The Low-Carbon Problem
Here's where things get uncomfortable. BP is staring down post-tax impairment charges of roughly $4 billion to $5 billion for the fourth quarter, with the bulk of those losses concentrated in transition-focused businesses and equity-accounted entities. Translation: the company's big bets on renewable energy and low-carbon ventures aren't panning out as hoped.
These charges stem largely from the gas and low-carbon energy segment, underscoring the financial challenges of pivoting a massive oil company toward cleaner energy sources while maintaining profitability.
Balance Sheet Gets Some Relief
It's not all grim news. Net debt is projected to land between $22 billion and $23 billion by quarter-end, a notable improvement from $26.1 billion in Q3. The debt reduction reflects approximately $3.5 billion in divestment proceeds during the quarter and about $5.3 billion for the full year.
The crown jewel of those asset sales was December's disposal of a 65% stake in BP's Castrol lubricants business for roughly $10.1 billion. That transaction alone is expected to generate around $6 billion in net proceeds for the company, providing breathing room as it absorbs losses elsewhere.

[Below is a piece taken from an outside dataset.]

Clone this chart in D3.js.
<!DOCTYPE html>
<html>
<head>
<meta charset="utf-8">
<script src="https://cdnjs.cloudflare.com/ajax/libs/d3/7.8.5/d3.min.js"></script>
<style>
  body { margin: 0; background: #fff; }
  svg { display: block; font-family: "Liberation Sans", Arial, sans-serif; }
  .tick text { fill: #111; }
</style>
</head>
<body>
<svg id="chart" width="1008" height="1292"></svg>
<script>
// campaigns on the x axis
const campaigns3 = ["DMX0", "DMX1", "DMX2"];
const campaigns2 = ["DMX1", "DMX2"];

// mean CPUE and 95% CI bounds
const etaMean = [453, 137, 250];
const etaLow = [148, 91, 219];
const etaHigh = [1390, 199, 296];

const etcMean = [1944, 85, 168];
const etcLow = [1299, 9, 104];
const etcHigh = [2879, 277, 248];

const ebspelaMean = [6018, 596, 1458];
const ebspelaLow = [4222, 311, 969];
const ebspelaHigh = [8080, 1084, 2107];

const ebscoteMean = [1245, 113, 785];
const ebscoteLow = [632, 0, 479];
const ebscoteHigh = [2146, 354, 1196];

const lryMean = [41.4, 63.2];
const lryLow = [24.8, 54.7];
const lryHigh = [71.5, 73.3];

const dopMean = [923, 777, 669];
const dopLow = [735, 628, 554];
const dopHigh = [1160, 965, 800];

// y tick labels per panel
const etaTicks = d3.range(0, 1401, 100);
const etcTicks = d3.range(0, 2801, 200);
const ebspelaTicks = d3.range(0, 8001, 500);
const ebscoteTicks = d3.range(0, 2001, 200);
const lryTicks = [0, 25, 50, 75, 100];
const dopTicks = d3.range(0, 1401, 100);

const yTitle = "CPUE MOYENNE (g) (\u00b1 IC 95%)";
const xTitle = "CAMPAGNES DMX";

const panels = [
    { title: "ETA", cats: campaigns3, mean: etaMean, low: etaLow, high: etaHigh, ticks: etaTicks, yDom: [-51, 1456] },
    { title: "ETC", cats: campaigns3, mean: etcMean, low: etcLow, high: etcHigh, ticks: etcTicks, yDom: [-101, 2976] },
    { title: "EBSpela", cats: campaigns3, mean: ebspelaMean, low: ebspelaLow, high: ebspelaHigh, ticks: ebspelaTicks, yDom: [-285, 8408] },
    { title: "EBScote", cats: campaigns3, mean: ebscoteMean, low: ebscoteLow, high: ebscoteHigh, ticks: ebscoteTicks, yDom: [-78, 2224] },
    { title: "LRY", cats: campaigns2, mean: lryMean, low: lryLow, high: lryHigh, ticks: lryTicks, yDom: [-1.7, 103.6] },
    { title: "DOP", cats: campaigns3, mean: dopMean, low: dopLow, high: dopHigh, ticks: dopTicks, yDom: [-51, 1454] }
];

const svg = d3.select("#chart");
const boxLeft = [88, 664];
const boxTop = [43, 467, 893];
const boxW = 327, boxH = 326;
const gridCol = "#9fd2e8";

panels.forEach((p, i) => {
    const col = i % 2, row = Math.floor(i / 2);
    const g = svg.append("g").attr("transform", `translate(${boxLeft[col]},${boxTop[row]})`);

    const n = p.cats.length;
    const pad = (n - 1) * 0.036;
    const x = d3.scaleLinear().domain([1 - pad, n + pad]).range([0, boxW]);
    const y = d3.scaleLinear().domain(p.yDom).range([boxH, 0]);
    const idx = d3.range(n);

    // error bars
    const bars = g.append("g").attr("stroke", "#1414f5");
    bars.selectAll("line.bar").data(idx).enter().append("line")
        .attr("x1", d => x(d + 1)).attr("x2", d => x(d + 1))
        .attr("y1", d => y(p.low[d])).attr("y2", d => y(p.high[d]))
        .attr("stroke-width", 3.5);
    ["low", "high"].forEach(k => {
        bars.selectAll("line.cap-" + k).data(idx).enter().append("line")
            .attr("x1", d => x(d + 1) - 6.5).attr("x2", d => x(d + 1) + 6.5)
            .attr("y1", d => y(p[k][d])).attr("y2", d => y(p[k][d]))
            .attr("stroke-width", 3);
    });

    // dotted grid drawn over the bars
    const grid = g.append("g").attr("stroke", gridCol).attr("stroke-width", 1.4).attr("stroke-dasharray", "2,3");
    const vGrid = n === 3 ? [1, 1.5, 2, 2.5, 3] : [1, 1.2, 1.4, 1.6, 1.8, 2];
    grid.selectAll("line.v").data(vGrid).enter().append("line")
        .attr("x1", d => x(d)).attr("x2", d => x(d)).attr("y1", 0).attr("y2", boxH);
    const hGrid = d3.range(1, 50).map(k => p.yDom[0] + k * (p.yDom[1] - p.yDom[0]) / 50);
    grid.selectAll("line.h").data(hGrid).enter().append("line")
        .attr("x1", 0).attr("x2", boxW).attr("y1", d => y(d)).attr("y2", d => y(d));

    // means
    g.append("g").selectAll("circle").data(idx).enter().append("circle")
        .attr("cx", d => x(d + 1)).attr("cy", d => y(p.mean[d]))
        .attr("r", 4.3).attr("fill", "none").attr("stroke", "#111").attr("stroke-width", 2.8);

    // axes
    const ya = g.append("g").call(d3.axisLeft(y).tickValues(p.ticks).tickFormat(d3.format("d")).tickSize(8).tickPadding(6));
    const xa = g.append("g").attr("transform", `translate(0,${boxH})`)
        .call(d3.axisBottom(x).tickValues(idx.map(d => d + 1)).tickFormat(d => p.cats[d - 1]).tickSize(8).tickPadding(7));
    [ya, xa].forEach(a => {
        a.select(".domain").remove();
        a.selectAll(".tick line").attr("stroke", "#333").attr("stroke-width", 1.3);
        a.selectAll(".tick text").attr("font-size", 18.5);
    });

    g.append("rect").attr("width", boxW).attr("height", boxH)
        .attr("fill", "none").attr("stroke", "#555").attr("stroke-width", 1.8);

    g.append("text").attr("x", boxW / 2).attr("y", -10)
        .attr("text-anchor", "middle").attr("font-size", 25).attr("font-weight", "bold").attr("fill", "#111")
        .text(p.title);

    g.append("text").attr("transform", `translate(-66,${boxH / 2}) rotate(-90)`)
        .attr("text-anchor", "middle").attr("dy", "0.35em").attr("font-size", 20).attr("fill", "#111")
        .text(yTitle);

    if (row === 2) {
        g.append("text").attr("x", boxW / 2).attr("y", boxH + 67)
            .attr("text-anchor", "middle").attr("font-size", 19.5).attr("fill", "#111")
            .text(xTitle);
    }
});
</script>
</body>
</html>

Doubling Down on Renewables
Despite the impairment pain, BP isn't backing away from its energy transition strategy. Earlier this month, the company announced a 50:50 joint venture with Corteva, Inc. (CTVA) to produce crop-based oils from canola, mustard, and sunflower for sustainable aviation fuel and renewable diesel production. It's a long-term bet that sustainable fuels will eventually find their market, even if current economics remain challenging.
In the customers and products segment, BP expects results to reflect seasonally lower volumes and stable fuel margins. The company anticipates roughly $100 million in refining margin gains, but those will be offset by higher turnaround activity, temporary capacity reductions at the Whiting refinery, and weak oil trading performance.
BP Price Action: BP shares traded down 1.10% at $34.97 during premarket activity on Wednesday.